▸ **EXERCISE GOAL**: Every line below should be copied exactly; drop the pictures.
- - - - -
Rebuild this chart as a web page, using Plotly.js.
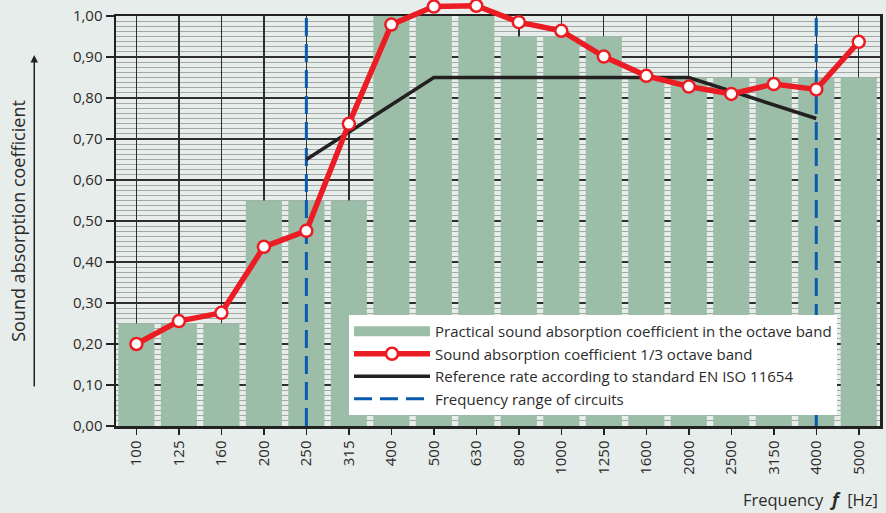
<!DOCTYPE html>
<html>
<head>
<meta charset="utf-8">
<script src="https://cdn.plot.ly/plotly-3.0.1.min.js"></script>
<style>
html,body{margin:0;padding:0;background:#e7edeb;}
#chart{width:886px;height:513px;}
</style>
</head>
<body>
<div id="chart"></div>
<script>
const frequencies = ['100','125','160','200','250','315','400','500','630','800','1000','1250','1600','2000','2500','3150','4000','5000'];
const octaveBand = [0.25,0.25,0.25,0.55,0.55,0.55,1.00,1.00,1.00,0.95,0.95,0.95,0.85,0.85,0.85,0.85,0.85,0.85];
const thirdOctave = [0.20,0.256,0.276,0.437,0.476,0.737,0.979,1.023,1.025,0.985,0.964,0.901,0.854,0.828,0.810,0.834,0.821,0.937];
const refFreq = ['250','500','1000','2000','4000'];
const refRate = [0.65,0.85,0.85,0.85,0.75];
const rangeLow = ['250','250'];
const rangeHigh = ['4000','4000'];
const rangeY = [0,1];
const yTicks = [0,0.1,0.2,0.3,0.4,0.5,0.6,0.7,0.8,0.9,1.0];

const FONT = 'Open Sans, Noto Sans, sans-serif';
const TXT = '#2b2b2b';
const BG = '#e7edeb';
const BAR = '#9cbea9';
const BLUE = '#0a5aae';
const RED = '#ec1c24';

// plot-area geometry (pixels): bottom of data area at 426, value 1.0 at 16
const PLOT_H = 426, DATA_H = 410;

const traces = [
  {type:'bar', x:frequencies, y:octaveBand, name:'Practical sound absorption coefficient in the octave band',
   marker:{color:BAR, line:{width:0}}, showlegend:false},
  {type:'scatter', mode:'lines', x:[null], y:[null], name:'Practical sound absorption coefficient in the octave band',
   line:{color:BAR, width:13}, legendrank:1},
  {type:'scatter', mode:'lines', x:rangeLow, y:rangeY, name:'Frequency range of circuits',
   line:{color:BLUE, width:3, dash:'18px,8px'}, legendrank:4},
  {type:'scatter', mode:'lines', x:rangeHigh, y:rangeY, showlegend:false,
   line:{color:BLUE, width:3, dash:'18px,8px'}},
  {type:'scatter', mode:'lines', x:refFreq, y:refRate, name:'Reference rate according to standard EN ISO 11654',
   line:{color:'#222021', width:3.5}, legendrank:3},
  {type:'scatter', mode:'lines+markers', x:frequencies, y:thirdOctave, xaxis:'x2', yaxis:'y2',
   name:'Sound absorption coefficient 1/3 octave band',
   line:{color:RED, width:5.5}, marker:{size:12, color:'#ffffff', line:{color:RED, width:2.5}},
   cliponaxis:false, legendrank:2}
];

const layout = {
  width:886, height:513,
  paper_bgcolor:BG, plot_bgcolor:'rgba(0,0,0,0)',
  margin:{l:116, r:6, t:0, b:87},
  separators:', ',
  font:{family:FONT, size:15, color:TXT},
  bargap:0.15,
  showlegend:true,
  legend:{x:(349-116)/764, y:(PLOT_H-315)/PLOT_H, xanchor:'left', yanchor:'top', bgcolor:'#ffffff', borderwidth:0,
          font:{family:FONT, size:15, color:TXT}, itemwidth:76, tracegroupgap:0},
  xaxis:{type:'category', categoryorder:'array', categoryarray:frequencies, anchor:'y',
         range:[-0.48,17.5], tickangle:-90, ticks:'outside', ticklen:6, tickwidth:1.5, tickcolor:'#222',
         showgrid:true, gridcolor:'#2e2e2e', gridwidth:1.4,
         showline:true, linecolor:'#222', linewidth:2.5, mirror:true,
         tickfont:{family:FONT, size:15, color:TXT}, fixedrange:true},
  yaxis:{domain:[0, DATA_H/PLOT_H], anchor:'x', range:[0,1], tickvals:yTicks, tickformat:'.2f',
         ticks:'outside', ticklen:8, tickwidth:2, tickcolor:'#222',
         showgrid:true, gridcolor:'#2e2e2e', gridwidth:1.4,
         minor:{dtick:0.0125, showgrid:true, gridcolor:'#a3a9a7', gridwidth:1, ticks:''},
         showline:true, linecolor:'#222', linewidth:2.5, mirror:true, zeroline:false,
         title:{text:'Sound absorption coefficient', font:{family:FONT, size:18, color:TXT}, standoff:43},
         tickfont:{family:FONT, size:15, color:TXT}, fixedrange:true},
  xaxis2:{type:'category', categoryorder:'array', categoryarray:frequencies, anchor:'y2',
          range:[-0.48,17.5], visible:false, showgrid:false, fixedrange:true},
  yaxis2:{domain:[0,1], anchor:'x2', range:[0, PLOT_H/DATA_H], visible:false, showgrid:false, zeroline:false, fixedrange:true},
  annotations:[
    {xref:'paper', yref:'paper', x:-0.107, y:(PLOT_H-55)/PLOT_H, ax:0, ay:333, axref:'pixel', ayref:'pixel',
     showarrow:true, arrowhead:2, arrowsize:1, arrowwidth:1.5, arrowcolor:'#222', text:''},
    {xref:'paper', yref:'paper', x:1.0, y:(PLOT_H-499)/PLOT_H, xanchor:'right', yanchor:'middle', showarrow:false,
     text:'Frequency\u00a0\u00a0<b><i><span style="font-size:18px">f</span></i></b>\u00a0\u00a0[Hz]', font:{family:FONT, size:16.5, color:TXT}}
  ]
};

Plotly.newPlot('chart', traces, layout, {displayModeBar:false, staticPlot:true});
</script>
</body>
</html>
- - - - -
▸ **ANSWER IN FULL**:
Rebuild this chart as a web page, using Plotly.js.
<!DOCTYPE html>
<html>
<head>
<meta charset="utf-8">
<script src="https://cdn.plot.ly/plotly-3.0.1.min.js"></script>
<style>
html,body{margin:0;padding:0;background:#e7edeb;}
#chart{width:886px;height:513px;}
</style>
</head>
<body>
<div id="chart"></div>
<script>
const frequencies = ['100','125','160','200','250','315','400','500','630','800','1000','1250','1600','2000','2500','3150','4000','5000'];
const octaveBand = [0.25,0.25,0.25,0.55,0.55,0.55,1.00,1.00,1.00,0.95,0.95,0.95,0.85,0.85,0.85,0.85,0.85,0.85];
const thirdOctave = [0.20,0.256,0.276,0.437,0.476,0.737,0.979,1.023,1.025,0.985,0.964,0.901,0.854,0.828,0.810,0.834,0.821,0.937];
const refFreq = ['250','500','1000','2000','4000'];
const refRate = [0.65,0.85,0.85,0.85,0.75];
const rangeLow = ['250','250'];
const rangeHigh = ['4000','4000'];
const rangeY = [0,1];
const yTicks = [0,0.1,0.2,0.3,0.4,0.5,0.6,0.7,0.8,0.9,1.0];

const FONT = 'Open Sans, Noto Sans, sans-serif';
const TXT = '#2b2b2b';
const BG = '#e7edeb';
const BAR = '#9cbea9';
const BLUE = '#0a5aae';
const RED = '#ec1c24';

// plot-area geometry (pixels): bottom of data area at 426, value 1.0 at 16
const PLOT_H = 426, DATA_H = 410;

const traces = [
  {type:'bar', x:frequencies, y:octaveBand, name:'Practical sound absorption coefficient in the octave band',
   marker:{color:BAR, line:{width:0}}, showlegend:false},
  {type:'scatter', mode:'lines', x:[null], y:[null], name:'Practical sound absorption coefficient in the octave band',
   line:{color:BAR, width:13}, legendrank:1},
  {type:'scatter', mode:'lines', x:rangeLow, y:rangeY, name:'Frequency range of circuits',
   line:{color:BLUE, width:3, dash:'18px,8px'}, legendrank:4},
  {type:'scatter', mode:'lines', x:rangeHigh, y:rangeY, showlegend:false,
   line:{color:BLUE, width:3, dash:'18px,8px'}},
  {type:'scatter', mode:'lines', x:refFreq, y:refRate, name:'Reference rate according to standard EN ISO 11654',
   line:{color:'#222021', width:3.5}, legendrank:3},
  {type:'scatter', mode:'lines+markers', x:frequencies, y:thirdOctave, xaxis:'x2', yaxis:'y2',
   name:'Sound absorption coefficient 1/3 octave band',
   line:{color:RED, width:5.5}, marker:{size:12, color:'#ffffff', line:{color:RED, width:2.5}},
   cliponaxis:false, legendrank:2}
];

const layout = {
  width:886, height:513,
  paper_bgcolor:BG, plot_bgcolor:'rgba(0,0,0,0)',
  margin:{l:116, r:6, t:0, b:87},
  separators:', ',
  font:{family:FONT, size:15, color:TXT},
  bargap:0.15,
  showlegend:true,
  legend:{x:(349-116)/764, y:(PLOT_H-315)/PLOT_H, xanchor:'left', yanchor:'top', bgcolor:'#ffffff', borderwidth:0,
          font:{family:FONT, size:15, color:TXT}, itemwidth:76, tracegroupgap:0},
  xaxis:{type:'category', categoryorder:'array', categoryarray:frequencies, anchor:'y',
         range:[-0.48,17.5], tickangle:-90, ticks:'outside', ticklen:6, tickwidth:1.5, tickcolor:'#222',
         showgrid:true, gridcolor:'#2e2e2e', gridwidth:1.4,
         showline:true, linecolor:'#222', linewidth:2.5, mirror:true,
         tickfont:{family:FONT, size:15, color:TXT}, fixedrange:true},
  yaxis:{domain:[0, DATA_H/PLOT_H], anchor:'x', range:[0,1], tickvals:yTicks, tickformat:'.2f',
         ticks:'outside', ticklen:8, tickwidth:2, tickcolor:'#222',
         showgrid:true, gridcolor:'#2e2e2e', gridwidth:1.4,
         minor:{dtick:0.0125, showgrid:true, gridcolor:'#a3a9a7', gridwidth:1, ticks:''},
         showline:true, linecolor:'#222', linewidth:2.5, mirror:true, zeroline:false,
         title:{text:'Sound absorption coefficient', font:{family:FONT, size:18, color:TXT}, standoff:43},
         tickfont:{family:FONT, size:15, color:TXT}, fixedrange:true},
  xaxis2:{type:'category', categoryorder:'array', categoryarray:frequencies, anchor:'y2',
          range:[-0.48,17.5], visible:false, showgrid:false, fixedrange:true},
  yaxis2:{domain:[0,1], anchor:'x2', range:[0, PLOT_H/DATA_H], visible:false, showgrid:false, zeroline:false, fixedrange:true},
  annotations:[
    {xref:'paper', yref:'paper', x:-0.107, y:(PLOT_H-55)/PLOT_H, ax:0, ay:333, axref:'pixel', ayref:'pixel',
     showarrow:true, arrowhead:2, arrowsize:1, arrowwidth:1.5, arrowcolor:'#222', text:''},
    {xref:'paper', yref:'paper', x:1.0, y:(PLOT_H-499)/PLOT_H, xanchor:'right', yanchor:'middle', showarrow:false,
     text:'Frequency\u00a0\u00a0<b><i><span style="font-size:18px">f</span></i></b>\u00a0\u00a0[Hz]', font:{family:FONT, size:16.5, color:TXT}}
  ]
};

Plotly.newPlot('chart', traces, layout, {displayModeBar:false, staticPlot:true});
</script>
</body>
</html>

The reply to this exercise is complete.